- Task directions: Repeat the data word for word. Do not include the pictures.

"""

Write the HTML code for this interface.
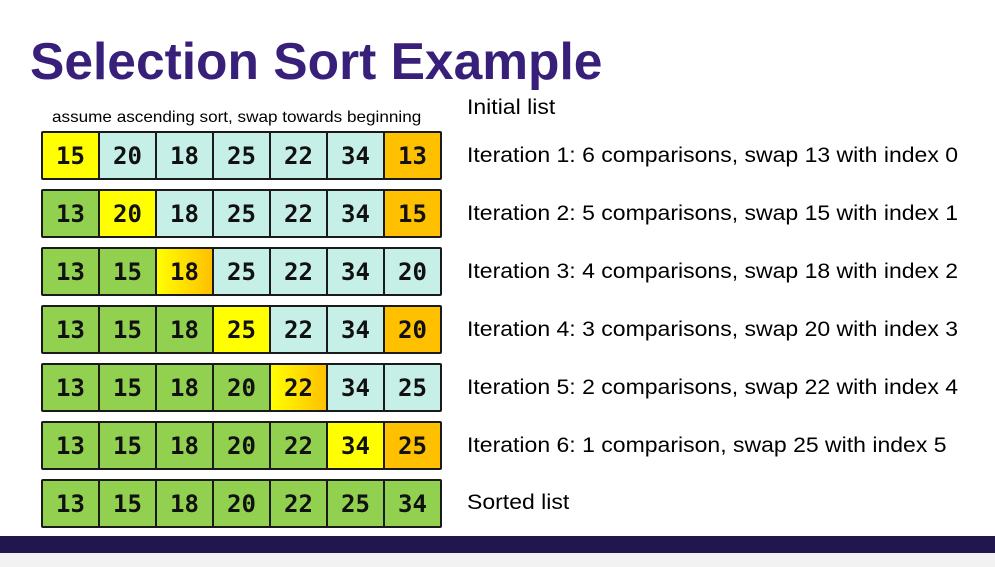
<!DOCTYPE html>
<html><head><style>
body{margin:0;width:995px;height:567px;background:#fff;position:relative;overflow:hidden;font-family:"Liberation Sans",sans-serif}
.t{position:absolute;left:30px;top:31px;font-size:51.5px;font-weight:bold;color:#38207a;white-space:nowrap}
.sub{position:absolute;left:52px;top:109px;font-size:16px;color:#000;white-space:nowrap;transform:scaleX(1.07);transform-origin:left}
.row{position:absolute;left:41px;width:397px;height:45px;border:2px solid #1a1a1a;border-radius:2px;display:flex}
.c{flex:1;border-right:2px solid #1a1a1a;display:flex;align-items:center;justify-content:center;font-family:"DejaVu Sans Mono","Liberation Mono",monospace;font-weight:bold;font-size:24px;color:#111}
.c:last-child{border-right:none}
.Y{background:#ffff00}.T{background:#c6efe7}.O{background:#ffc000}.G{background:#92d050}.YO{background:linear-gradient(90deg,#ffff00,#ffc000)}
.l{position:absolute;left:467px;font-size:21.5px;color:#000;white-space:nowrap;transform:scaleX(1.07);transform-origin:left}
.bar{position:absolute;left:0;top:536px;width:995px;height:17px;background:#22164f}
.ft{position:absolute;left:0;top:553px;width:995px;height:14px;background:#f2f2f2}
</style></head><body>
<div class="t">Selection Sort Example</div>
<div class="sub">assume ascending sort, swap towards beginning</div>
<div class="l" style="top:95px">Initial list</div>

<div class="row" style="top:131px"><div class="c Y">15</div><div class="c T">20</div><div class="c T">18</div><div class="c T">25</div><div class="c T">22</div><div class="c T">34</div><div class="c O">13</div></div>
<div class="row" style="top:189px"><div class="c G">13</div><div class="c Y">20</div><div class="c T">18</div><div class="c T">25</div><div class="c T">22</div><div class="c T">34</div><div class="c O">15</div></div>
<div class="row" style="top:247px"><div class="c G">13</div><div class="c G">15</div><div class="c YO">18</div><div class="c T">25</div><div class="c T">22</div><div class="c T">34</div><div class="c T">20</div></div>
<div class="row" style="top:305px"><div class="c G">13</div><div class="c G">15</div><div class="c G">18</div><div class="c Y">25</div><div class="c T">22</div><div class="c T">34</div><div class="c O">20</div></div>
<div class="row" style="top:363px"><div class="c G">13</div><div class="c G">15</div><div class="c G">18</div><div class="c G">20</div><div class="c YO">22</div><div class="c T">34</div><div class="c T">25</div></div>
<div class="row" style="top:421px"><div class="c G">13</div><div class="c G">15</div><div class="c G">18</div><div class="c G">20</div><div class="c G">22</div><div class="c Y">34</div><div class="c O">25</div></div>
<div class="row" style="top:479px"><div class="c G">13</div><div class="c G">15</div><div class="c G">18</div><div class="c G">20</div><div class="c G">22</div><div class="c G">25</div><div class="c G">34</div></div>

<div class="l" style="top:143px">Iteration 1: 6 comparisons, swap 13 with index 0</div>
<div class="l" style="top:201px">Iteration 2: 5 comparisons, swap 15 with index 1</div>
<div class="l" style="top:259px">Iteration 3: 4 comparisons, swap 18 with index 2</div>
<div class="l" style="top:317px">Iteration 4: 3 comparisons, swap 20 with index 3</div>
<div class="l" style="top:375px">Iteration 5: 2 comparisons, swap 22 with index 4</div>
<div class="l" style="top:433px">Iteration 6: 1 comparison, swap 25 with index 5</div>
<div class="l" style="top:490px">Sorted list</div>
<div class="bar"></div><div class="ft"></div>
</body></html>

"""

- Written reply:
Write the HTML code for this interface.
<!DOCTYPE html>
<html><head><style>
body{margin:0;width:995px;height:567px;background:#fff;position:relative;overflow:hidden;font-family:"Liberation Sans",sans-serif}
.t{position:absolute;left:30px;top:31px;font-size:51.5px;font-weight:bold;color:#38207a;white-space:nowrap}
.sub{position:absolute;left:52px;top:109px;font-size:16px;color:#000;white-space:nowrap;transform:scaleX(1.07);transform-origin:left}
.row{position:absolute;left:41px;width:397px;height:45px;border:2px solid #1a1a1a;border-radius:2px;display:flex}
.c{flex:1;border-right:2px solid #1a1a1a;display:flex;align-items:center;justify-content:center;font-family:"DejaVu Sans Mono","Liberation Mono",monospace;font-weight:bold;font-size:24px;color:#111}
.c:last-child{border-right:none}
.Y{background:#ffff00}.T{background:#c6efe7}.O{background:#ffc000}.G{background:#92d050}.YO{background:linear-gradient(90deg,#ffff00,#ffc000)}
.l{position:absolute;left:467px;font-size:21.5px;color:#000;white-space:nowrap;transform:scaleX(1.07);transform-origin:left}
.bar{position:absolute;left:0;top:536px;width:995px;height:17px;background:#22164f}
.ft{position:absolute;left:0;top:553px;width:995px;height:14px;background:#f2f2f2}
</style></head><body>
<div class="t">Selection Sort Example</div>
<div class="sub">assume ascending sort, swap towards beginning</div>
<div class="l" style="top:95px">Initial list</div>

<div class="row" style="top:131px"><div class="c Y">15</div><div class="c T">20</div><div class="c T">18</div><div class="c T">25</div><div class="c T">22</div><div class="c T">34</div><div class="c O">13</div></div>
<div class="row" style="top:189px"><div class="c G">13</div><div class="c Y">20</div><div class="c T">18</div><div class="c T">25</div><div class="c T">22</div><div class="c T">34</div><div class="c O">15</div></div>
<div class="row" style="top:247px"><div class="c G">13</div><div class="c G">15</div><div class="c YO">18</div><div class="c T">25</div><div class="c T">22</div><div class="c T">34</div><div class="c T">20</div></div>
<div class="row" style="top:305px"><div class="c G">13</div><div class="c G">15</div><div class="c G">18</div><div class="c Y">25</div><div class="c T">22</div><div class="c T">34</div><div class="c O">20</div></div>
<div class="row" style="top:363px"><div class="c G">13</div><div class="c G">15</div><div class="c G">18</div><div class="c G">20</div><div class="c YO">22</div><div class="c T">34</div><div class="c T">25</div></div>
<div class="row" style="top:421px"><div class="c G">13</div><div class="c G">15</div><div class="c G">18</div><div class="c G">20</div><div class="c G">22</div><div class="c Y">34</div><div class="c O">25</div></div>
<div class="row" style="top:479px"><div class="c G">13</div><div class="c G">15</div><div class="c G">18</div><div class="c G">20</div><div class="c G">22</div><div class="c G">25</div><div class="c G">34</div></div>

<div class="l" style="top:143px">Iteration 1: 6 comparisons, swap 13 with index 0</div>
<div class="l" style="top:201px">Iteration 2: 5 comparisons, swap 15 with index 1</div>
<div class="l" style="top:259px">Iteration 3: 4 comparisons, swap 18 with index 2</div>
<div class="l" style="top:317px">Iteration 4: 3 comparisons, swap 20 with index 3</div>
<div class="l" style="top:375px">Iteration 5: 2 comparisons, swap 22 with index 4</div>
<div class="l" style="top:433px">Iteration 6: 1 comparison, swap 25 with index 5</div>
<div class="l" style="top:490px">Sorted list</div>
<div class="bar"></div><div class="ft"></div>
</body></html>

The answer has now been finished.